Each month, church groups pack up bundles of food and clothing for Ukrainian prisoners. Activists coordinate one-time volunteers to drop off cash at ATM machines, to keep the network of help running; the volunteers are often carefully disguised to avoid identification by the authorities. Romanova ensures volunteers have safety training and are prepared for emergency evacuations.

“The people doing this inside Russia, should remain hidden,” Romanova said, describing the climate of fear in wartime Russia. “In fact, there are very few people whom we know by name at all. Many work under nicknames.”

Roman, the lawyer, said the “wild injustice” of Russia’s invasion is deeply personal. He spends his days collecting information on missing Ukrainians and filing requests to the Investigative Committee, Russia’s top prosecutorial authority, to initiate legal searches for the vanished people.

“I believe that I must do something to counteract this or correct the consequences of this tragedy,” he said.

Nadezhda Yevdokimova with a pained expression on her face.

Nadezhda Yevdokimova, who fled Ukraine with her two children, in Lütgendortmund, her new home in Germany. (Fabian Ritter, DOCKS Collective for The Washington Post)

Two months ago, Nadezhda received another unexpected call.

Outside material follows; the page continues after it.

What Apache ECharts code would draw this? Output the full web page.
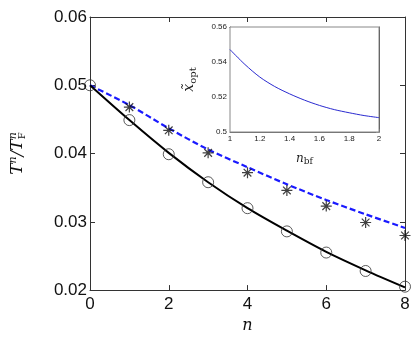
<!DOCTYPE html>
<html lang="en" style="height: 100%;margin: 0;">
<head>
    <meta charset="UTF-8">
    <title>chart</title>
</head>
<body style="height: 100%;margin: 0;background: #fff;">
<div id="chart" style="width: 415px;height: 339px;margin: 0;"></div>
<script src="https://cdn.jsdelivr.net/npm/echarts@6/dist/echarts.min.js"></script>
<script>
    var nValues = [0, 1, 2, 3, 4, 5, 6, 7, 8];
    var circleValues = [0.0500, 0.0449, 0.0399, 0.0358, 0.0320, 0.0286, 0.0255, 0.0228, 0.0205];
    var starValues = [0.0500, 0.0468, 0.0434, 0.0401, 0.0372, 0.0346, 0.0323, 0.0299, 0.0280];
    var blackLine = [0.0500, 0.0449, 0.0401, 0.0358, 0.0320, 0.0287, 0.0256, 0.0229, 0.0204];
    var blueLine = [0.0500, 0.0471, 0.0437, 0.0406, 0.0380, 0.0355, 0.0332, 0.0311, 0.0291];
    var insetX = [1, 1.1, 1.2, 1.3, 1.4, 1.5, 1.6, 1.7, 1.8, 1.9, 2];
    var insetY = [0.5471, 0.5386, 0.5314, 0.5260, 0.5218, 0.5182, 0.5152, 0.5128, 0.5110, 0.5094, 0.5082];

    function pairs(xs, ys) {
        var out = [];
        for (var i = 0; i < xs.length; i++) {
            out.push([xs[i], ys[i]]);
        }
        return out;
    }

    var starPath = 'path://M0,-5L0,5M-5,0L5,0M-3.5,-3.5L3.5,3.5M-3.5,3.5L3.5,-3.5';
    var axisColor = '#333';
    var labelFont = {color: '#111', fontFamily: 'Liberation Sans, Arial', fontSize: 17};
    var smallFont = {color: '#222', fontFamily: 'Liberation Sans, Arial', fontSize: 8};

    var myChart = echarts.init(document.getElementById('chart'), null, {renderer: 'canvas'});
    var option = {
        animation: false,
        backgroundColor: '#fff',
        grid: [
            {left: 87, right: 10, top: 17, bottom: 40, show: false},
            {left: 230, right: 36, top: 27, bottom: 207, show: true, backgroundColor: '#fff', borderColor: '#888', borderWidth: 1, z: 5}
        ],
        xAxis: [
            {
                gridIndex: 0, type: 'value', min: 0, max: 8, interval: 2,
                name: 'n', nameLocation: 'middle', nameGap: 26,
                nameTextStyle: {fontFamily: 'DejaVu Serif', fontStyle: 'italic', fontSize: 16, color: '#111'},
                axisLine: {show: true, lineStyle: {color: axisColor, width: 1}},
                axisTick: {show: true, inside: true, length: 5, lineStyle: {color: axisColor}},
                axisLabel: Object.assign({margin: 6}, labelFont),
                splitLine: {show: false}
            },
            {
                gridIndex: 0, type: 'value', min: 0, max: 8, interval: 2, position: 'top',
                axisLine: {show: true, onZero: false, lineStyle: {color: axisColor, width: 1}},
                axisTick: {show: true, inside: true, length: 5, lineStyle: {color: axisColor}},
                axisLabel: {show: false},
                splitLine: {show: false}
            },
            {
                gridIndex: 1, type: 'value', min: 1, max: 2, interval: 0.2,
                name: 'n{sub|bf}', nameLocation: 'middle', nameGap: 19,
                nameTextStyle: {fontFamily: 'DejaVu Serif', fontStyle: 'italic', fontSize: 12, color: '#222',
                    rich: {sub: {fontFamily: 'DejaVu Serif', fontStyle: 'normal', fontSize: 9, color: '#222', padding: [6, 0, 0, 0]}}},
                axisLine: {show: true, lineStyle: {color: '#666', width: 1}},
                axisTick: {show: true, inside: true, length: 3, lineStyle: {color: '#666'}},
                axisLabel: Object.assign({margin: 3, formatter: function (v) { return String(+v.toFixed(1)); }}, smallFont),
                splitLine: {show: false}
            },
            {
                gridIndex: 1, type: 'value', min: 1, max: 2, interval: 0.2, position: 'top',
                axisLine: {show: true, onZero: false, lineStyle: {color: '#111', width: 1}},
                axisTick: {show: true, inside: true, length: 3, lineStyle: {color: '#666'}},
                axisLabel: {show: false},
                splitLine: {show: false}
            }
        ],
        yAxis: [
            {
                gridIndex: 0, type: 'value', min: 0.02, max: 0.06, interval: 0.01,
                name: '{i|T}{sup|n}{i|/T}{sup|n}{sub|F}', nameLocation: 'middle', nameGap: 62,
                nameTextStyle: {
                    fontFamily: 'DejaVu Serif', fontStyle: 'italic', fontSize: 17, color: '#111',
                    rich: {
                        i: {fontFamily: 'DejaVu Serif', fontStyle: 'italic', fontSize: 17, color: '#111'},
                        sup: {fontFamily: 'DejaVu Serif', fontStyle: 'italic', fontSize: 11, color: '#111', padding: [0, 0, 9, 0]},
                        sub: {fontFamily: 'DejaVu Serif', fontStyle: 'normal', fontSize: 10, color: '#111', padding: [8, 0, 0, -7]}
                    }
                },
                axisLine: {show: true, lineStyle: {color: axisColor, width: 1}},
                axisTick: {show: true, inside: true, length: 5, lineStyle: {color: axisColor}},
                axisLabel: Object.assign({margin: 3, formatter: function (v) { return v.toFixed(2); }}, labelFont),
                splitLine: {show: false}
            },
            {
                gridIndex: 0, type: 'value', min: 0.02, max: 0.06, interval: 0.01, position: 'right',
                axisLine: {show: true, onZero: false, lineStyle: {color: axisColor, width: 1}},
                axisTick: {show: true, inside: true, length: 5, lineStyle: {color: axisColor}},
                axisLabel: {show: false},
                splitLine: {show: false}
            },
            {
                gridIndex: 1, type: 'value', min: 0.5, max: 0.56, interval: 0.02,
                name: 'x\u0303{sub|opt}', nameLocation: 'middle', nameGap: 32,
                nameTextStyle: {fontFamily: 'DejaVu Serif', fontStyle: 'italic', fontSize: 14, color: '#222',
                    rich: {sub: {fontFamily: 'DejaVu Serif', fontStyle: 'normal', fontSize: 10, color: '#222', padding: [7, 0, 0, 0]}}},
                axisLine: {show: true, lineStyle: {color: '#666', width: 1}},
                axisTick: {show: true, inside: true, length: 3, lineStyle: {color: '#666'}},
                axisLabel: Object.assign({margin: 3, formatter: function (v) { return String(+v.toFixed(2)); }}, smallFont),
                splitLine: {show: false}
            },
            {
                gridIndex: 1, type: 'value', min: 0.5, max: 0.56, interval: 0.02, position: 'right',
                axisLine: {show: true, onZero: false, lineStyle: {color: '#444', width: 1}},
                axisTick: {show: true, inside: true, length: 3, lineStyle: {color: '#999'}},
                axisLabel: {show: false},
                splitLine: {show: false}
            }
        ],
        series: [
            {
                type: 'line', xAxisIndex: 0, yAxisIndex: 0, data: pairs(nValues, blueLine),
                smooth: 0.3, showSymbol: false, z: 2,
                lineStyle: {color: '#1a1aff', width: 2.2, type: [6, 3]}
            },
            {
                type: 'line', xAxisIndex: 0, yAxisIndex: 0, data: pairs(nValues, blackLine),
                smooth: 0.3, showSymbol: false, z: 2,
                lineStyle: {color: '#000', width: 2}
            },
            {
                type: 'scatter', xAxisIndex: 0, yAxisIndex: 0, data: pairs(nValues, circleValues),
                symbol: 'circle', symbolSize: 11, z: 3,
                itemStyle: {color: 'none', borderColor: '#333', borderWidth: 1}
            },
            {
                type: 'scatter', xAxisIndex: 0, yAxisIndex: 0, data: pairs(nValues.slice(1), starValues.slice(1)),
                symbol: starPath, symbolSize: 11, z: 3,
                itemStyle: {color: 'none', borderColor: '#111', borderWidth: 1.2}
            },
            {
                type: 'line', xAxisIndex: 2, yAxisIndex: 2, data: pairs(insetX, insetY),
                smooth: 0.3, showSymbol: false, z: 6,
                lineStyle: {color: '#2a2ad0', width: 1}
            }
        ]
    };
    myChart.setOption(option);
</script>
</body>
</html>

This time, it was from a recently returned Ukrainian prisoner of war who had found her contact through volunteers. He told her that he had shared a cell with Vlad for a year in a prison colony south of Moscow.

Vlad was still alive, he said — but he had lost all his teeth after several rounds of torture, including beatings with a shovel. Neither Ukrainian nor Russian authorities responded to The Post’s requests for comment on the process of exchanges and the issue of captured civilians.

Nadezhda copes by telling everyone she meets her husband’s story, sending requests and looking for clues.

“We were so in love. Really, that was real love,” she said. “So I believe — and I am waiting for him.”